Though they be but little, they are fierce. The most powerful batteries on
the planet are only a few millimeters in size, yet they pack such a punch that
a driver could use a cellphone powered by these batteries to jump-start a dead
car battery -- and then recharge the phone in the blink of an eye. Developed by
researchers at the University of Illinois at Urbana-Champaign, the new
microbatteries out-power even the best supercapacitors and could drive new
applications in radio communications and compact electronics.
Led by William P. King, the Bliss Professor of mechanical science and
engineering, the researchers published their results in the April 16 issue of Nature
Communications.
"This is a whole new way to think about batteries," King said.
"A battery can deliver far more power than anybody ever thought.
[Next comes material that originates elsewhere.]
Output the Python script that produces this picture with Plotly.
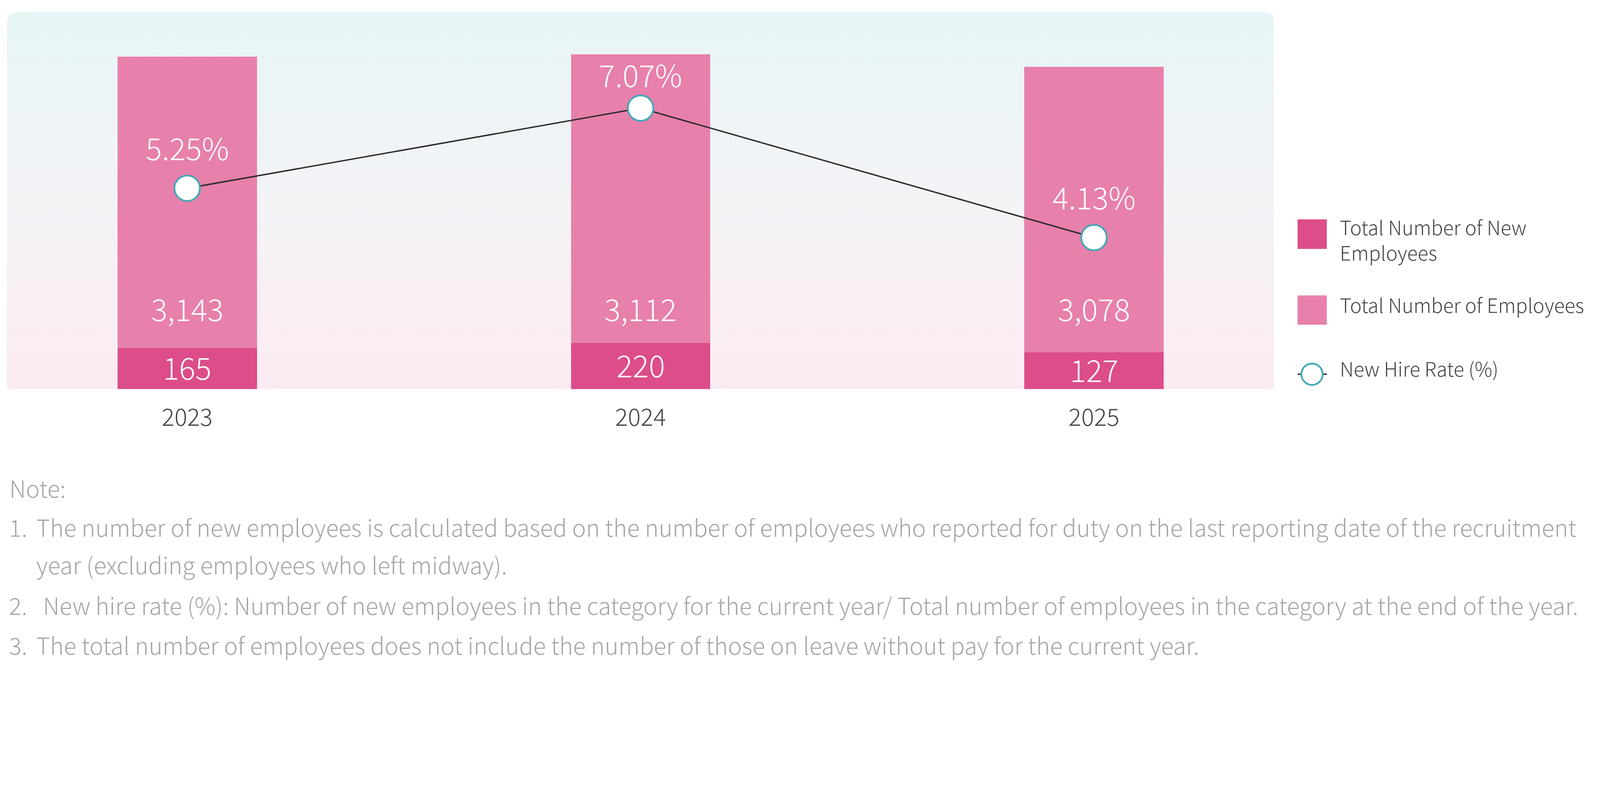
import base64
import math
import plotly.graph_objects as go

# ---------------- data ----------------
years = ["2023", "2024", "2025"]
new_employees = [165, 220, 127]
total_employees = [3143, 3112, 3078]
new_hire_rate = [5.25, 7.07, 4.13]

legend_labels = ["Total Number of New<br>Employees", "Total Number of Employees", "New Hire Rate (%)"]
note_title = "Note:"
note_numbers = ["1.", "2.", "3."]
note_lines = [
    "The number of new employees is calculated based on the number of employees who reported for duty on the last reporting date of the recruitment",
    "year (excluding employees who left midway).",
    "New hire rate (%): Number of new employees in the category for the current year/ Total number of employees in the category at the end of the year.",
    "The total number of employees does not include the number of those on leave without pay for the current year.",
]

# ---------------- style ----------------
# design values below are in target-image pixels; D converts them to CSS px
D = 4648 / 4096
BODY = 8


def S(v):
    return v / D


W_REF, H_REF = 4648, 2048
PL, PT, PW, PH = 20, 35, 3681, 1095
FIG_W = 4096 - 2 * BODY
FIG_H = round(H_REF / D) - 2 * BODY
ML = PL / D - BODY
MT = PT / D - BODY
MR = FIG_W - ML - PW / D
MB = FIG_H - MT - PH / D

FONT = "Noto Sans CJK TC Light, Noto Sans CJK TC, Noto Sans CJK SC, Noto Sans, sans-serif"
WT = 300
C_DARK = "#dc4d8a"
C_LIGHT = "#e780ab"
C_TEAL = "#3ea8b7"
C_LINE = "#2e2a2c"
C_TEXT = "#444444"
C_NOTE = "#a6a6a6"


def px_x(px):
    return (px - PL) / PW


def px_y(py):
    return (PT + PH - py) / PH


def box_center(baseline, fs):
    return baseline - 0.436 * fs


LOG_LO = 1.1583
LOG_HI = LOG_LO + PH / 112.9

r = 30
svg = (
    f'<svg xmlns="http://www.w3.org/2000/svg" width="{PW}" height="{PH}" '
    f'viewBox="0 0 {PW} {PH}" preserveAspectRatio="none">'
    '<defs><linearGradient id="g" x1="0" y1="0" x2="0" y2="1">'
    '<stop offset="0" stop-color="#e7f5f6"/>'
    '<stop offset="0.5" stop-color="#f3f3f6"/>'
    '<stop offset="1" stop-color="#fcebf2"/>'
    '</linearGradient></defs>'
    f'<path d="M0,{r} Q0,0 {r},0 L{PW - r},0 Q{PW},0 {PW},{r} L{PW},{PH} L0,{PH} Z" fill="url(#g)"/>'
    '</svg>'
)
svg_uri = "data:image/svg+xml;base64," + base64.b64encode(svg.encode()).decode()

stack_totals = [n + t for n, t in zip(new_employees, total_employees)]

fig = go.Figure()
fig.add_trace(go.Bar(
    x=years, y=stack_totals, name="Total Number of Employees",
    marker=dict(color=C_LIGHT, line=dict(width=0)),
    width=0.3074, yaxis="y", showlegend=False, hoverinfo="skip",
))
fig.add_trace(go.Bar(
    x=years, y=new_employees, name="Total Number of New Employees",
    marker=dict(color=C_DARK, line=dict(width=0)),
    width=0.3074, yaxis="y2", showlegend=False, hoverinfo="skip",
))
fig.add_trace(go.Scatter(
    x=years, y=new_hire_rate, name="New Hire Rate (%)", mode="lines+markers",
    line=dict(color=C_LINE, width=S(4)),
    marker=dict(size=S(74), color="white", line=dict(color=C_TEAL, width=S(5))),
    yaxis="y3", showlegend=False, hoverinfo="skip",
))


def fnt(size, color):
    return dict(family=FONT, size=S(size), color=color, weight=WT)


ann = []
for i, t in enumerate(total_employees):
    ann.append(dict(x=i, xref="x", y=px_y(box_center(932, 88)), yref="paper",
                    text=f"{t:,}", showarrow=False, xanchor="center", yanchor="middle",
                    font=fnt(88, "white")))
for i, n in enumerate(new_employees):
    ann.append(dict(x=i, xref="x", y=(LOG_LO + math.log10(n)) / 2, yref="y2",
                    text=f"{n:,}", showarrow=False, xanchor="center", yanchor="middle",
                    yshift=S(6), font=fnt(88, "white")))
rate_shift = [120, 100, 120]
for i, (v, s) in enumerate(zip(new_hire_rate, rate_shift)):
    ann.append(dict(x=i, xref="x", y=v, yref="y3", text=f"{v:.2f}%", showarrow=False,
                    xanchor="center", yanchor="middle", yshift=S(s),
                    font=fnt(88, "white")))

shapes = [
    dict(type="rect", xref="paper", yref="paper",
         x0=px_x(3770), x1=px_x(3855), y0=px_y(723), y1=px_y(637),
         fillcolor=C_DARK, line=dict(width=0)),
    dict(type="rect", xref="paper", yref="paper",
         x0=px_x(3770), x1=px_x(3855), y0=px_y(943), y1=px_y(858),
         fillcolor=C_LIGHT, line=dict(width=0)),
    dict(type="line", xref="paper", yref="paper",
         x0=px_x(3770), x1=px_x(3855), y0=px_y(1087), y1=px_y(1087),
         line=dict(color=C_LINE, width=S(4))),
    dict(type="circle", xref="paper", yref="paper",
         x0=px_x(3812 - 31), x1=px_x(3812 + 31), y0=px_y(1087 + 31), y1=px_y(1087 - 31),
         fillcolor="white", line=dict(color=C_TEAL, width=S(5))),
]

LFS = 57
leg_centers = [695, box_center(909, LFS), box_center(1094, LFS)]
for txt, c in zip(legend_labels, leg_centers):
    ann.append(dict(x=px_x(3891), xref="paper", y=px_y(c), yref="paper",
                    text=txt, showarrow=False, xanchor="left", yanchor="middle", align="left",
                    font=fnt(LFS, C_TEXT)))

NFS = 68
ann.append(dict(x=px_x(25), xref="paper", y=px_y(box_center(1445, NFS)), yref="paper",
                text=note_title, showarrow=False, xanchor="left", yanchor="middle",
                font=fnt(NFS, C_NOTE)))
for num, bl in zip(note_numbers, [1559, 1786, 1901]):
    ann.append(dict(x=px_x(23), xref="paper", y=px_y(box_center(bl, NFS)), yref="paper",
                    text=num, showarrow=False, xanchor="left", yanchor="middle",
                    font=fnt(NFS, C_NOTE)))
for txt, lx, bl in zip(note_lines, [103, 103, 122, 103], [1559, 1668, 1786, 1901]):
    ann.append(dict(x=px_x(lx), xref="paper", y=px_y(box_center(bl, NFS)), yref="paper",
                    text=txt, showarrow=False, xanchor="left", yanchor="middle",
                    font=fnt(NFS, C_NOTE)))

fig.update_layout(
    width=FIG_W, height=FIG_H,
    margin=dict(l=ML, r=MR, t=MT, b=MB, pad=0),
    paper_bgcolor="white", plot_bgcolor="rgba(0,0,0,0)",
    barmode="overlay", bargap=0,
    font=dict(family=FONT, color=C_TEXT, weight=WT),
    images=[dict(source=svg_uri, xref="paper", yref="paper", x=0, y=1, sizex=1, sizey=1,
                 xanchor="left", yanchor="top", sizing="stretch", layer="below")],
    xaxis=dict(type="category", range=[-0.3973, 2.3966], showgrid=False, zeroline=False,
               showline=False, ticks="", tickfont=fnt(69, C_TEXT),
               ticklabelstandoff=int(round(S(36))), fixedrange=True),
    yaxis=dict(range=[0, PH / 0.292], visible=False, fixedrange=True),
    yaxis2=dict(type="log", range=[LOG_LO, LOG_HI], overlaying="y", visible=False, fixedrange=True),
    yaxis3=dict(range=[0.69, 9.251], overlaying="y", visible=False, fixedrange=True),
    annotations=ann, shapes=shapes, showlegend=False,
)

fig.write_html("out.html")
In recent
decades, electronics have gotten small. The thinking parts of computers have
gotten small. And the battery has lagged far behind. This is a microtechnology
that could change all of that. Now the power source is as high-performance as
the rest of it."
With currently available power sources, users have had to choose between
power and energy. For applications that need a lot of power, like broadcasting
a radio signal over a long distance, capacitors can release energy very quickly
but can only store a small amount. For applications that need a lot of energy,
like playing a radio for a long time, fuel cells and batteries can hold a lot
of energy but release it or recharge slowly.
"There's a sacrifice," said James Pikul, a graduate student and
first author of the paper. "If you want high energy you can't get high
power; if you want high power it's very difficult to get high energy. But for
very interesting applications, especially modern applications, you really need
both. That's what our batteries are starting to do. We're really pushing into
an area in the energy storage design space that is not currently available with
technologies today."
The new microbatteries offer both power and energy, and by tweaking the
structure a bit, the researchers can tune them over a wide range on the
power-versus-energy scale.
The batteries owe their high performance to their internal three-dimensional
microstructure. Batteries have two key components: the anode (minus side) and
cathode (plus side). Building on a novel fast-charging cathode design by
materials science and engineering professor Paul Braun's group, King and Pikul
developed a matching anode and then developed a new way to integrate the two
components at the microscale to make a complete battery with superior
performance.
With so much power, the batteries could enable sensors or radio signals that
broadcast 30 times farther, or devices 30 times smaller. The batteries are
rechargeable and can charge 1,000 times faster than competing technologies -- imagine
juicing up a credit-card-thin phone in less than a second. In addition to
consumer electronics, medical devices, lasers, sensors and other applications
could see leaps forward in technology with such power sources available.
"Any kind of electronic device is limited by the size of the battery --
until now," King said. "Consider personal medical devices and
implants, where the battery is an enormous brick, and it's connected to
itty-bitty electronics and tiny wires. Now the battery is also tiny."
Now, the researchers are working on integrating their batteries with other
electronics components, as well as manufacturability at low cost.
"Now we can think outside of the box," Pikul said. "It's a
new enabling technology. It's not a progressive improvement over previous
technologies; it breaks the normal paradigms of energy sources. It's allowing
us to do different, new things."
The National Science Foundation and the Air Force Office of Scientific
Research supported this work. King also is affiliated with the Beckman
Institute for Advanced Science and Technology; the Frederick Seitz Materials
Research Laboratory; the Micro and Nanotechnology Laboratory; and the
department of electrical and computer engineering at the U. of I.